The complexity of the subplots complements the main plot's structural principle that makes King Lear stand out from other Shakespeare's tragedies. For instance, the play plot is structured in a parallel form where events taking place in King Lear's family almost concur with those taking place in Gloucester's family (McNeir). The issue of family betrayal, hunger for power, and hypocrisy have been deeply highlight in the subplots (McFarland). For example, in the first half of the performance, the events in King Lear's family plots precede the events of Gloucester's family subplot (McNeir). That is, Goneril and Regan reveal their hypocrisy in the love-test that depicts King Lear's unwise division of the kingdom (I.i.56-78) and their malice toward the end of the first scene (286-312). Almost Immediately, Edmund, on the other hand, reveals his malevolence by declaring his devotion to Nature, yet he resolves to undermine his brother and their father (McNeir). As an opportunist, Edmund begins humbly by just aspiring his brother's land. However, later in the play, his ambitions grow to now owning the kingdom (McNeir).

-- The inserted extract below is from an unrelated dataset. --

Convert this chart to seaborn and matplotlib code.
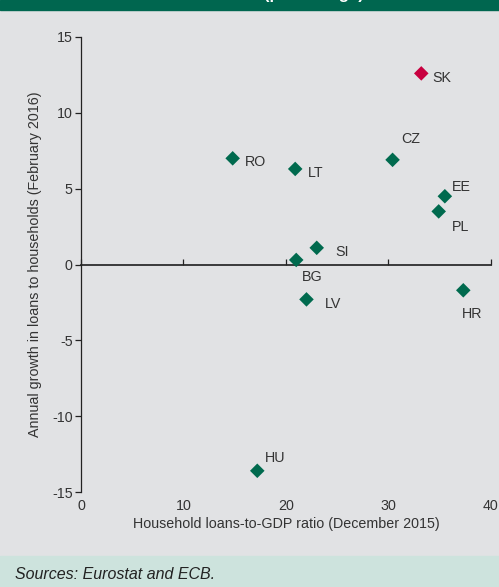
import numpy as np
import pandas as pd
import matplotlib
matplotlib.use('Agg')
import matplotlib.pyplot as plt
import seaborn as sns
from matplotlib import font_manager

# data
countries = ['SK', 'CZ', 'RO', 'LT', 'EE', 'PL', 'SI', 'BG', 'LV', 'HR', 'HU']
loans_to_gdp = [33.2, 30.4, 14.8, 20.9, 35.5, 34.9, 23.0, 21.0, 22.0, 37.3, 17.2]
loan_growth = [12.6, 6.9, 7.0, 6.3, 4.5, 3.5, 1.1, 0.3, -2.3, -1.7, -13.6]
highlight = ['SK']

# label centre offsets in points (dx, dy)
label_offsets = {
    'SK': (15, -3), 'CZ': (13, 15), 'RO': (16.5, -3), 'LT': (15, -3),
    'EE': (12, 6.5), 'PL': (16, -11.5), 'SI': (18, -3), 'BG': (11.5, -12),
    'LV': (19, -3), 'HR': (6.5, -17), 'HU': (13, 9.5),
}

bg = '#E1E2E4'
green = '#006A4E'
red = '#C8003F'
text_col = '#333333'
fs = 10.3

sns.set_theme(style='white')
names = [f.name for f in font_manager.fontManager.ttflist]
main_font = 'Liberation Sans Narrow' if 'Liberation Sans Narrow' in names else 'Liberation Sans'
plt.rcParams['font.family'] = [main_font, 'DejaVu Sans']

df = pd.DataFrame({'country': countries, 'ratio': loans_to_gdp, 'growth': loan_growth})
df['group'] = np.where(df['country'].isin(highlight), 'hl', 'base')

fig = plt.figure(figsize=(4.99, 5.87), dpi=100, facecolor=bg)
ax = fig.add_axes([0.1623, 0.1618, 0.8216, 0.7752])
ax.set_facecolor(bg)

sns.scatterplot(data=df, x='ratio', y='growth', hue='group', palette={'base': green, 'hl': red},
                marker='D', s=55, edgecolor='none', legend=False, ax=ax, zorder=3)

for _, r in df.iterrows():
    dx, dy = label_offsets[r['country']]
    ax.annotate(r['country'], (r['ratio'], r['growth']), xytext=(dx, dy), textcoords='offset points',
                ha='center', va='center', fontsize=fs, color=text_col)

ax.set_xlim(0, 40)
ax.set_ylim(-15, 15)
ax.set_xticks([0, 10, 20, 30, 40])
ax.set_yticks([-15, -10, -5, 0, 5, 10, 15])
ax.set_yticklabels(['-15', '-10', '-5', '0', '5', '10', '15'])

for side in ['top', 'right', 'bottom']:
    ax.spines[side].set_visible(False)
ax.spines['left'].set_color('#222222')
ax.spines['left'].set_linewidth(0.9)
ax.tick_params(axis='y', direction='out', length=4, width=0.9, color='#222222',
               labelsize=fs, labelcolor=text_col, pad=2, left=True)
ax.tick_params(axis='x', length=0, labelsize=fs, labelcolor=text_col, pad=5, bottom=True)

# zero line with tick marks
zero_ax = ax.secondary_xaxis(0.5)
zero_ax.set_xticks([0, 10, 20, 30, 40])
zero_ax.tick_params(axis='x', direction='out', length=4, width=0.9, color='#222222',
                    labelbottom=False, labeltop=False)
zero_ax.spines['bottom'].set_color('#222222')
zero_ax.spines['bottom'].set_linewidth(0.9)

ax.set_xlabel('Household loans-to-GDP ratio (December 2015)', fontsize=fs, color=text_col, labelpad=3)
ax.set_ylabel('Annual growth in loans to households (February 2016)', fontsize=fs, color=text_col, labelpad=7)

# header band, only the bottom of the title shows as in the reference
fig.patches.append(plt.Rectangle((0, 0.983), 1, 0.017, transform=fig.transFigure, color='#00664F', zorder=0))
fig.text(0.49, 1.0025, 'Household loans (percentage)', ha='center', va='baseline', color='white',
         fontsize=12, fontweight='bold')

# footer
fig.patches.append(plt.Rectangle((0, 0), 1, 0.0528, transform=fig.transFigure, color='#CDE3DD', zorder=0))
fig.text(0.03, 0.021, 'Sources: Eurostat and ECB.', ha='left', va='center', fontsize=11.5,
         style='italic', color='#222222')

fig.savefig('out.png', dpi=100, facecolor=bg)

Edmund is successful in making Gloucester disown her son Edgar. Similarly, Lear also disowns his daughter Cordelia. It turns out to be Ironical, however, that the 'cursed' ones - including Kent, become the saviors of both Gloucester and King Lear. King Lear's plotting involves an image of the family circle that is neither unique nor flamboyant (McFarland). King Lear's pain and that of Gloucester depict the suffering, outrage, and grief experienced by every parent because of their children hypocrisy, greed, jealous of their siblings (McFarland). King Lear play presents mutual destruction as both psychologically and painfully realistic, and a representation of a realm of experience ignored by most parents (Skura).
In conclusion, like the antagonist of a story, the protagonist plays a significant role in creating a contrast, balance, and counter themes of a given scene, act, or the general mood of the story. Shakespeare is praised for using such a style in most of his literature works. Nevertheless, King Lear's use of the Villains, have played a vital role in highlighting the evils within the society. While the majority of the modern societies think of the evils coming from strangers, the play proves beyond doubt that he who is nearest is likely to be the enemy. Luckily, despite their success in whatever evil plans they have, the destiny is always destroyed by their greed. No matter what the future holds, there no time evil will outdo good, but casualties will always be there.
Alulis, Joseph, and Vickie Sullivan. "King Lear: The Tragic Disjunction of Wisdom and Power." Shakespearean Criticism (2007): 189-207. Critical essay.
McFarland, Thomas. "The Image of the Family in King Lear." Shakespearean Criticism 73 (2003).
McNeir, Waldo F. "The Role of Edmund in King Lear." Studies in English Literature, 1500-1900 8.2 (1968): 187-216.
Sentov, Ana. "Unnatural hags: Shakespeare's Evil Woman in Titus Sndronicus, King Lear and Macbeth." The European English Messenger 23.1 (2014).
Shakespeare, William. King Lear. Global Grey, 1606.
Skura, Meredith. "Dragon Fathers and Unnatural Children: Warring Generations in King Lear and Its Sources." (n.d.).